From Ghantasala to Vasundhara Das, you've worked with at least three generations of singers.

Music can't be static.

Why do you think that after the '80s, the quality of Kannada songs came down?

The words... people listen and forget. And they've forgotten the melody part. Traditional instruments are very rare.

How do you rate Hamsalekha and Manohar? Take Hamsalekha, for the first time in Kannada film history,  a music director started writing his own words.

Manohar also writes. But when one man is doing both jobs, there may be a lot of compromise. It becomes a one man show.

You also went to London and did an English film.

I was the Indian composer.

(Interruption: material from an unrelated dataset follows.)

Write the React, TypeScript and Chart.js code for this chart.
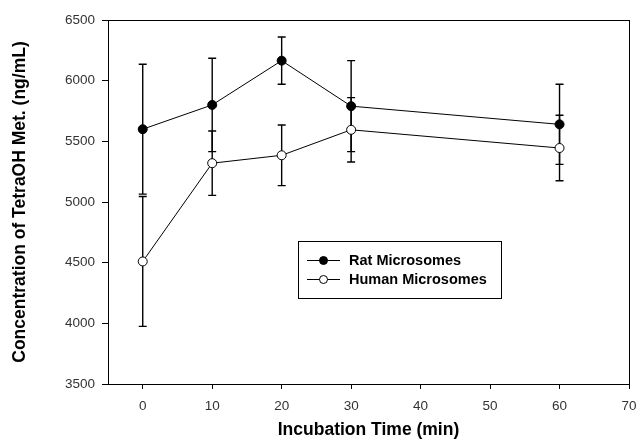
import React, { useEffect, useRef } from "react";
import { Chart, registerables } from "chart.js";

Chart.register(...registerables);

const times = [0, 10, 20, 30, 60];
const ratMean = [5600, 5800, 6165, 5790, 5640];
const ratErr = [535, 385, 195, 375, 330];
const humanMean = [4510, 5320, 5385, 5595, 5445];
const humanErr = [535, 265, 250, 265, 270];
const xTicks = [0, 10, 20, 30, 40, 50, 60, 70];
const yTicks = [3500, 4000, 4500, 5000, 5500, 6000, 6500];
const seriesNames = ["Rat Microsomes", "Human Microsomes"];

const FONT = "'Liberation Sans', Arial, sans-serif";

const errorBars = {
  id: "errorBars",
  beforeDatasetsDraw(chart: any) {
    const ctx = chart.ctx;
    const xs = chart.scales.x;
    const ys = chart.scales.y;
    const sets = [
      { m: ratMean, e: ratErr },
      { m: humanMean, e: humanErr },
    ];
    ctx.save();
    ctx.strokeStyle = "#000";
    ctx.lineWidth = 1.4;
    sets.forEach((s) => {
      times.forEach((t, i) => {
        const x = xs.getPixelForValue(t);
        const y1 = ys.getPixelForValue(s.m[i] + s.e[i]);
        const y2 = ys.getPixelForValue(s.m[i] - s.e[i]);
        ctx.beginPath();
        ctx.moveTo(x, y1);
        ctx.lineTo(x, y2);
        ctx.moveTo(x - 4, y1);
        ctx.lineTo(x + 4, y1);
        ctx.moveTo(x - 4, y2);
        ctx.lineTo(x + 4, y2);
        ctx.stroke();
      });
    });
    ctx.restore();
  },
  afterDraw(chart: any) {
    const ctx = chart.ctx;
    const a = chart.chartArea;
    ctx.save();
    ctx.strokeStyle = "#000";
    ctx.lineWidth = 1;
    ctx.strokeRect(a.left + 0.5, a.top + 0.5, a.right - a.left, a.bottom - a.top);
    // legend
    const lx = 298, ly = 241, lw = 203, lh = 57;
    ctx.strokeRect(lx + 0.5, ly + 0.5, lw, lh);
    const rows = [
      { y: 260.5, fill: "#000" },
      { y: 279.5, fill: "#fff" },
    ];
    ctx.font = `bold 14.5px ${FONT}`;
    ctx.textBaseline = "middle";
    rows.forEach((r, i) => {
      ctx.strokeStyle = "#000";
      ctx.beginPath();
      ctx.moveTo(307, r.y);
      ctx.lineTo(340, r.y);
      ctx.stroke();
      ctx.beginPath();
      ctx.arc(323.5, r.y, 4, 0, Math.PI * 2);
      ctx.fillStyle = r.fill;
      ctx.fill();
      ctx.stroke();
      ctx.fillStyle = "#000";
      ctx.fillText(seriesNames[i], 349, r.y + 0.5);
    });
    ctx.restore();
  },
};

export default function App() {
  const ref = useRef<HTMLCanvasElement>(null);
  useEffect(() => {
    const chart = new Chart(ref.current!, {
      type: "line",
      data: {
        datasets: [
          {
            label: seriesNames[0],
            data: times.map((t, i) => ({ x: t, y: ratMean[i] })),
            borderColor: "#000",
            borderWidth: 1,
            backgroundColor: "#000",
            pointBackgroundColor: "#000",
            pointBorderColor: "#000",
            pointBorderWidth: 1,
            pointRadius: 4.5,
            tension: 0,
          },
          {
            label: seriesNames[1],
            data: times.map((t, i) => ({ x: t, y: humanMean[i] })),
            borderColor: "#000",
            borderWidth: 1,
            backgroundColor: "#fff",
            pointBackgroundColor: "#fff",
            pointBorderColor: "#000",
            pointBorderWidth: 1,
            pointRadius: 4.5,
            tension: 0,
          },
        ],
      },
      options: {
        animation: false,
        responsive: false,
        layout: { padding: { top: 20, right: 9, left: 0, bottom: 0 } },
        plugins: { legend: { display: false }, tooltip: { enabled: false } },
        scales: {
          x: {
            type: "linear",
            min: -5,
            max: 70,
            afterBuildTicks: (s: any) => {
              s.ticks = xTicks.map((v) => ({ value: v }));
            },
            afterFit: (s: any) => {
              s.height = 62;
              s.paddingLeft = 0;
              s.paddingRight = 0;
            },
            grid: {
              display: true,
              drawOnChartArea: false,
              drawTicks: true,
              tickLength: 5,
              color: "#000",
            },
            border: { display: true, color: "#000", width: 1 },
            ticks: {
              color: "#333",
              font: { family: FONT, size: 13.5 },
              padding: 9,
              maxRotation: 0,
              callback: (v: any) => String(v),
            },
            title: {
              display: true,
              text: "Incubation Time (min)",
              color: "#000",
              font: { family: FONT, size: 17.5, weight: "bold" },
              padding: { top: 0, bottom: 5.5 },
            },
          },
          y: {
            type: "linear",
            min: 3500,
            max: 6500,
            afterBuildTicks: (s: any) => {
              s.ticks = yTicks.map((v) => ({ value: v }));
            },
            afterFit: (s: any) => {
              s.width = 108;
              s.paddingTop = 0;
              s.paddingBottom = 0;
            },
            grid: {
              display: true,
              drawOnChartArea: false,
              drawTicks: true,
              tickLength: 6,
              color: "#000",
            },
            border: { display: true, color: "#000", width: 1 },
            ticks: {
              color: "#333",
              font: { family: FONT, size: 13.5 },
              padding: 7,
              callback: (v: any) => String(v),
            },
            title: {
              display: true,
              text: "Concentration of TetraOH Met. (ng/mL)",
              color: "#000",
              font: { family: FONT, size: 17.5, weight: "bold" },
              padding: { top: 9.5, bottom: 0 },
            },
          },
        },
      },
      plugins: [errorBars],
    } as any);
    return () => chart.destroy();
  }, []);
  return (
    <div style={{ position: "absolute", left: 0, top: 0, width: 638, height: 446 }}>
      <canvas ref={ref} width={638} height={446} style={{ width: 638, height: 446 }} />
    </div>
  );
}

I recorded the score, and took the notations with me. There was another British composer. There they don't rerecord for a full reel at one go, like we do. They give a click. One piece in one tala and the next in another ... even a simple 2/4 can have many differences. I said I'll do a reel. He saw me rehearsing the orchestra and said go for a take. The film was called Robert Clive, and it was released in India also. It was shot mostly in India, and I did a major part of the score. He added a few things to it... h
is name came first and I was the second composer.

You were associated with Kannada new wave films like Grahana. But how did you start working with Malayalam directors like Adoor Gopalakrishnan?

I think differently for those films. I also did Nagabharana's Anveshane  which had Smita Patil. The picture ran well. I have made music for three Adoor films -- Kathapurushan, Vidheyan and Mathilugal. He is one of the best people I have worked with. Never interferes unnecessarily, and gets what he wants. He only said don't use the keyboard. I said I will use it but very subtly. No preconceived ideas. He is very open. A fine director and a fine human being. We used to go regularly for film festivals and meet casually. He had gauged my taste.

What are you working on now?

Chandrashekhar, who was the hero in Puttanna Kanagal films like Edakallu Guddada Mele, is making a movie. We had to start work now. It's based on an M K Indira novel. It has run into some controversy.